• WHAT THE EXERCISE ASKS
Strip the pictures and reproduce the rest of the listing exactly.

----

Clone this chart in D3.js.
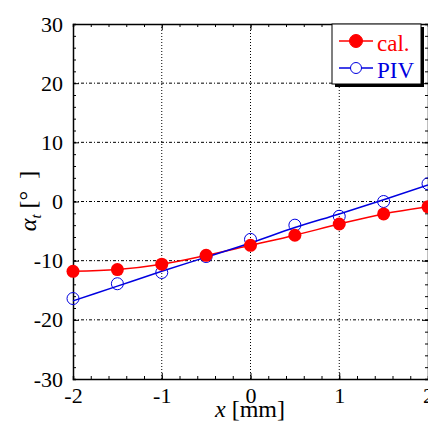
<!DOCTYPE html>
<html>
<head>
<meta charset="utf-8">
<script src="https://cdn.jsdelivr.net/npm/d3@7"></script>
<style>
  html, body { margin: 0; padding: 0; background: #fff; }
  svg { display: block; }
</style>
</head>
<body>
<div id="chart"></div>
<script>
// data
const xPos = [-2, -1.5, -1, -0.5, 0, 0.5, 1, 1.5, 2];
const calValues = [-11.8, -11.5, -10.6, -9.1, -7.4, -5.7, -3.8, -2.1, -0.9];
const pivValues = [-16.4, -13.9, -12.0, -9.3, -6.4, -4.0, -2.5, 0.0, 3.0];
const pivFit = [-16.8, -14.3, -11.8, -9.4, -7.0, -4.4, -2.1, 0.3, 2.8];
const xTicks = [-2, -1, 0, 1, 2];
const yTicks = [-30, -20, -10, 0, 10, 20, 30];

const width = 428;
const height = 428;
const margin = { top: 24, right: 0, bottom: 49, left: 73 };
const innerWidth = width - margin.left - margin.right;
const innerHeight = height - margin.top - margin.bottom;

const font = "'Liberation Serif', 'Times New Roman', serif";

const svg = d3.select("#chart")
  .append("svg")
  .attr("width", width)
  .attr("height", height)
  .style("font-family", font);

const chart = svg.append("g")
  .attr("transform", `translate(${margin.left},${margin.top})`);

const x = d3.scaleLinear().domain([-2, 2]).range([0, innerWidth]);
const y = d3.scaleLinear().domain([-30, 30]).range([innerHeight, 0]);

// grid
chart.append("g")
  .selectAll("line")
  .data(xTicks.slice(1, -1))
  .join("line")
  .attr("x1", d => x(d)).attr("x2", d => x(d))
  .attr("y1", 0).attr("y2", innerHeight)
  .attr("stroke", "#000")
  .attr("stroke-width", 1)
  .attr("stroke-dasharray", "1,2");

chart.append("g")
  .selectAll("line")
  .data(yTicks.slice(1, -1))
  .join("line")
  .attr("x1", 0).attr("x2", innerWidth)
  .attr("y1", d => y(d)).attr("y2", d => y(d))
  .attr("stroke", "#000")
  .attr("stroke-width", 1)
  .attr("stroke-dasharray", "3,2,1,2");

// axes, ticks inward on all sides
const xMinor = d3.range(-2, 2.001, 0.2).map(v => +v.toFixed(1));
const yMinor = d3.range(-30, 30.001, 2);
const plain = d => String(d);

function styleAxis(g) {
  g.attr("font-family", null).attr("font-size", null);
  g.select(".domain").attr("stroke", "#000").attr("stroke-width", 1.5);
  g.selectAll(".tick line").attr("stroke", "#000").attr("stroke-width", 1);
  g.selectAll("text")
    .style("font-family", font)
    .style("font-size", "22px")
    .attr("fill", "#000");
  // drop the empty labels of tick-only axes
  g.selectAll("text").filter(function () { return !this.textContent; }).remove();
}

chart.append("g")
  .attr("transform", `translate(0,${innerHeight})`)
  .call(d3.axisBottom(x).tickValues(xMinor).tickSize(-3).tickFormat(""))
  .call(styleAxis);
chart.append("g")
  .attr("transform", `translate(0,${innerHeight})`)
  .call(d3.axisBottom(x).tickValues(xTicks).tickSize(-6).tickPadding(8).tickFormat(plain))
  .call(styleAxis)
  .call(g => g.select(".domain").remove());

chart.append("g")
  .call(d3.axisTop(x).tickValues(xMinor).tickSize(-3).tickFormat(""))
  .call(styleAxis);
chart.append("g")
  .call(d3.axisTop(x).tickValues(xTicks).tickSize(-6).tickFormat(""))
  .call(styleAxis)
  .call(g => g.select(".domain").remove());

chart.append("g")
  .call(d3.axisLeft(y).tickValues(yMinor).tickSize(-3).tickFormat(""))
  .call(styleAxis);
chart.append("g")
  .call(d3.axisLeft(y).tickValues(yTicks).tickSize(-6).tickPadding(10).tickFormat(plain))
  .call(styleAxis)
  .call(g => g.select(".domain").remove());

chart.append("g")
  .attr("transform", `translate(${innerWidth},0)`)
  .call(d3.axisRight(y).tickValues(yMinor).tickSize(-3).tickFormat(""))
  .call(styleAxis);
chart.append("g")
  .attr("transform", `translate(${innerWidth},0)`)
  .call(d3.axisRight(y).tickValues(yTicks).tickSize(-6).tickFormat(""))
  .call(styleAxis)
  .call(g => g.select(".domain").remove());

// lines
const smoothLine = d3.line()
  .x((d, i) => x(xPos[i]))
  .y(d => y(d))
  .curve(d3.curveMonotoneX);

chart.append("path")
  .datum(calValues)
  .attr("fill", "none")
  .attr("stroke", "#ff0000")
  .attr("stroke-width", 1.5)
  .attr("d", smoothLine);

chart.append("path")
  .datum(pivFit)
  .attr("fill", "none")
  .attr("stroke", "#0000e0")
  .attr("stroke-width", 1.5)
  .attr("d", smoothLine);

// markers
chart.append("g")
  .selectAll("circle")
  .data(pivValues)
  .join("circle")
  .attr("cx", (d, i) => x(xPos[i]))
  .attr("cy", d => y(d))
  .attr("r", 6)
  .attr("fill", "none")
  .attr("stroke", "#0000e0")
  .attr("stroke-width", 1);

chart.append("g")
  .selectAll("circle")
  .data(calValues)
  .join("circle")
  .attr("cx", (d, i) => x(xPos[i]))
  .attr("cy", d => y(d))
  .attr("r", 6.5)
  .attr("fill", "#ff0000");

// axis titles
const xTitle = svg.append("text")
  .attr("x", 250)
  .attr("y", 417)
  .attr("text-anchor", "middle")
  .style("font-size", "24px");
xTitle.append("tspan").style("font-style", "italic").text("x");
xTitle.append("tspan").text("\u00a0[mm]");

const yTitle = svg.append("text")
  .attr("transform", "translate(36,201) rotate(-90)")
  .attr("text-anchor", "middle")
  .style("font-size", "24px");
yTitle.append("tspan").style("font-style", "italic").text("α");
yTitle.append("tspan").style("font-style", "italic").style("font-size", "15px").attr("dy", 5).text("t");
yTitle.append("tspan").attr("dy", -5).text("\u00a0[°\u00a0\u00a0]");

// legend
const legend = svg.append("g").attr("transform", "translate(332,24)");
legend.append("rect")
  .attr("x", 3).attr("y", 3)
  .attr("width", 89).attr("height", 60)
  .attr("fill", "#000");
legend.append("rect")
  .attr("width", 89).attr("height", 60)
  .attr("fill", "#fff")
  .attr("stroke", "#000")
  .attr("stroke-width", 1);

const legendItems = [
  { label: "cal.", color: "#ff0000", filled: true, r: 6.5 },
  { label: "PIV", color: "#0000e0", filled: false, r: 5.5 }
];

legendItems.forEach((item, i) => {
  const row = legend.append("g").attr("transform", `translate(0,${17 + i * 27})`);
  row.append("line")
    .attr("x1", 7).attr("x2", 41)
    .attr("stroke", item.color).attr("stroke-width", 1.5);
  row.append("circle")
    .attr("cx", 24).attr("r", item.r)
    .attr("fill", item.filled ? item.color : "#fff")
    .attr("stroke", item.color).attr("stroke-width", 1);
  row.append("text")
    .attr("x", 45).attr("y", 10)
    .style("font-size", "23px")
    .attr("fill", item.color)
    .text(item.label);
});
</script>
</body>
</html>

----

• REPLY
Clone this chart in D3.js.
<!DOCTYPE html>
<html>
<head>
<meta charset="utf-8">
<script src="https://cdn.jsdelivr.net/npm/d3@7"></script>
<style>
  html, body { margin: 0; padding: 0; background: #fff; }
  svg { display: block; }
</style>
</head>
<body>
<div id="chart"></div>
<script>
// data
const xPos = [-2, -1.5, -1, -0.5, 0, 0.5, 1, 1.5, 2];
const calValues = [-11.8, -11.5, -10.6, -9.1, -7.4, -5.7, -3.8, -2.1, -0.9];
const pivValues = [-16.4, -13.9, -12.0, -9.3, -6.4, -4.0, -2.5, 0.0, 3.0];
const pivFit = [-16.8, -14.3, -11.8, -9.4, -7.0, -4.4, -2.1, 0.3, 2.8];
const xTicks = [-2, -1, 0, 1, 2];
const yTicks = [-30, -20, -10, 0, 10, 20, 30];

const width = 428;
const height = 428;
const margin = { top: 24, right: 0, bottom: 49, left: 73 };
const innerWidth = width - margin.left - margin.right;
const innerHeight = height - margin.top - margin.bottom;

const font = "'Liberation Serif', 'Times New Roman', serif";

const svg = d3.select("#chart")
  .append("svg")
  .attr("width", width)
  .attr("height", height)
  .style("font-family", font);

const chart = svg.append("g")
  .attr("transform", `translate(${margin.left},${margin.top})`);

const x = d3.scaleLinear().domain([-2, 2]).range([0, innerWidth]);
const y = d3.scaleLinear().domain([-30, 30]).range([innerHeight, 0]);

// grid
chart.append("g")
  .selectAll("line")
  .data(xTicks.slice(1, -1))
  .join("line")
  .attr("x1", d => x(d)).attr("x2", d => x(d))
  .attr("y1", 0).attr("y2", innerHeight)
  .attr("stroke", "#000")
  .attr("stroke-width", 1)
  .attr("stroke-dasharray", "1,2");

chart.append("g")
  .selectAll("line")
  .data(yTicks.slice(1, -1))
  .join("line")
  .attr("x1", 0).attr("x2", innerWidth)
  .attr("y1", d => y(d)).attr("y2", d => y(d))
  .attr("stroke", "#000")
  .attr("stroke-width", 1)
  .attr("stroke-dasharray", "3,2,1,2");

// axes, ticks inward on all sides
const xMinor = d3.range(-2, 2.001, 0.2).map(v => +v.toFixed(1));
const yMinor = d3.range(-30, 30.001, 2);
const plain = d => String(d);

function styleAxis(g) {
  g.attr("font-family", null).attr("font-size", null);
  g.select(".domain").attr("stroke", "#000").attr("stroke-width", 1.5);
  g.selectAll(".tick line").attr("stroke", "#000").attr("stroke-width", 1);
  g.selectAll("text")
    .style("font-family", font)
    .style("font-size", "22px")
    .attr("fill", "#000");
  // drop the empty labels of tick-only axes
  g.selectAll("text").filter(function () { return !this.textContent; }).remove();
}

chart.append("g")
  .attr("transform", `translate(0,${innerHeight})`)
  .call(d3.axisBottom(x).tickValues(xMinor).tickSize(-3).tickFormat(""))
  .call(styleAxis);
chart.append("g")
  .attr("transform", `translate(0,${innerHeight})`)
  .call(d3.axisBottom(x).tickValues(xTicks).tickSize(-6).tickPadding(8).tickFormat(plain))
  .call(styleAxis)
  .call(g => g.select(".domain").remove());

chart.append("g")
  .call(d3.axisTop(x).tickValues(xMinor).tickSize(-3).tickFormat(""))
  .call(styleAxis);
chart.append("g")
  .call(d3.axisTop(x).tickValues(xTicks).tickSize(-6).tickFormat(""))
  .call(styleAxis)
  .call(g => g.select(".domain").remove());

chart.append("g")
  .call(d3.axisLeft(y).tickValues(yMinor).tickSize(-3).tickFormat(""))
  .call(styleAxis);
chart.append("g")
  .call(d3.axisLeft(y).tickValues(yTicks).tickSize(-6).tickPadding(10).tickFormat(plain))
  .call(styleAxis)
  .call(g => g.select(".domain").remove());

chart.append("g")
  .attr("transform", `translate(${innerWidth},0)`)
  .call(d3.axisRight(y).tickValues(yMinor).tickSize(-3).tickFormat(""))
  .call(styleAxis);
chart.append("g")
  .attr("transform", `translate(${innerWidth},0)`)
  .call(d3.axisRight(y).tickValues(yTicks).tickSize(-6).tickFormat(""))
  .call(styleAxis)
  .call(g => g.select(".domain").remove());

// lines
const smoothLine = d3.line()
  .x((d, i) => x(xPos[i]))
  .y(d => y(d))
  .curve(d3.curveMonotoneX);

chart.append("path")
  .datum(calValues)
  .attr("fill", "none")
  .attr("stroke", "#ff0000")
  .attr("stroke-width", 1.5)
  .attr("d", smoothLine);

chart.append("path")
  .datum(pivFit)
  .attr("fill", "none")
  .attr("stroke", "#0000e0")
  .attr("stroke-width", 1.5)
  .attr("d", smoothLine);

// markers
chart.append("g")
  .selectAll("circle")
  .data(pivValues)
  .join("circle")
  .attr("cx", (d, i) => x(xPos[i]))
  .attr("cy", d => y(d))
  .attr("r", 6)
  .attr("fill", "none")
  .attr("stroke", "#0000e0")
  .attr("stroke-width", 1);

chart.append("g")
  .selectAll("circle")
  .data(calValues)
  .join("circle")
  .attr("cx", (d, i) => x(xPos[i]))
  .attr("cy", d => y(d))
  .attr("r", 6.5)
  .attr("fill", "#ff0000");

// axis titles
const xTitle = svg.append("text")
  .attr("x", 250)
  .attr("y", 417)
  .attr("text-anchor", "middle")
  .style("font-size", "24px");
xTitle.append("tspan").style("font-style", "italic").text("x");
xTitle.append("tspan").text("\u00a0[mm]");

const yTitle = svg.append("text")
  .attr("transform", "translate(36,201) rotate(-90)")
  .attr("text-anchor", "middle")
  .style("font-size", "24px");
yTitle.append("tspan").style("font-style", "italic").text("α");
yTitle.append("tspan").style("font-style", "italic").style("font-size", "15px").attr("dy", 5).text("t");
yTitle.append("tspan").attr("dy", -5).text("\u00a0[°\u00a0\u00a0]");

// legend
const legend = svg.append("g").attr("transform", "translate(332,24)");
legend.append("rect")
  .attr("x", 3).attr("y", 3)
  .attr("width", 89).attr("height", 60)
  .attr("fill", "#000");
legend.append("rect")
  .attr("width", 89).attr("height", 60)
  .attr("fill", "#fff")
  .attr("stroke", "#000")
  .attr("stroke-width", 1);

const legendItems = [
  { label: "cal.", color: "#ff0000", filled: true, r: 6.5 },
  { label: "PIV", color: "#0000e0", filled: false, r: 5.5 }
];

legendItems.forEach((item, i) => {
  const row = legend.append("g").attr("transform", `translate(0,${17 + i * 27})`);
  row.append("line")
    .attr("x1", 7).attr("x2", 41)
    .attr("stroke", item.color).attr("stroke-width", 1.5);
  row.append("circle")
    .attr("cx", 24).attr("r", item.r)
    .attr("fill", item.filled ? item.color : "#fff")
    .attr("stroke", item.color).attr("stroke-width", 1);
  row.append("text")
    .attr("x", 45).attr("y", 10)
    .style("font-size", "23px")
    .attr("fill", item.color)
    .text(item.label);
});
</script>
</body>
</html>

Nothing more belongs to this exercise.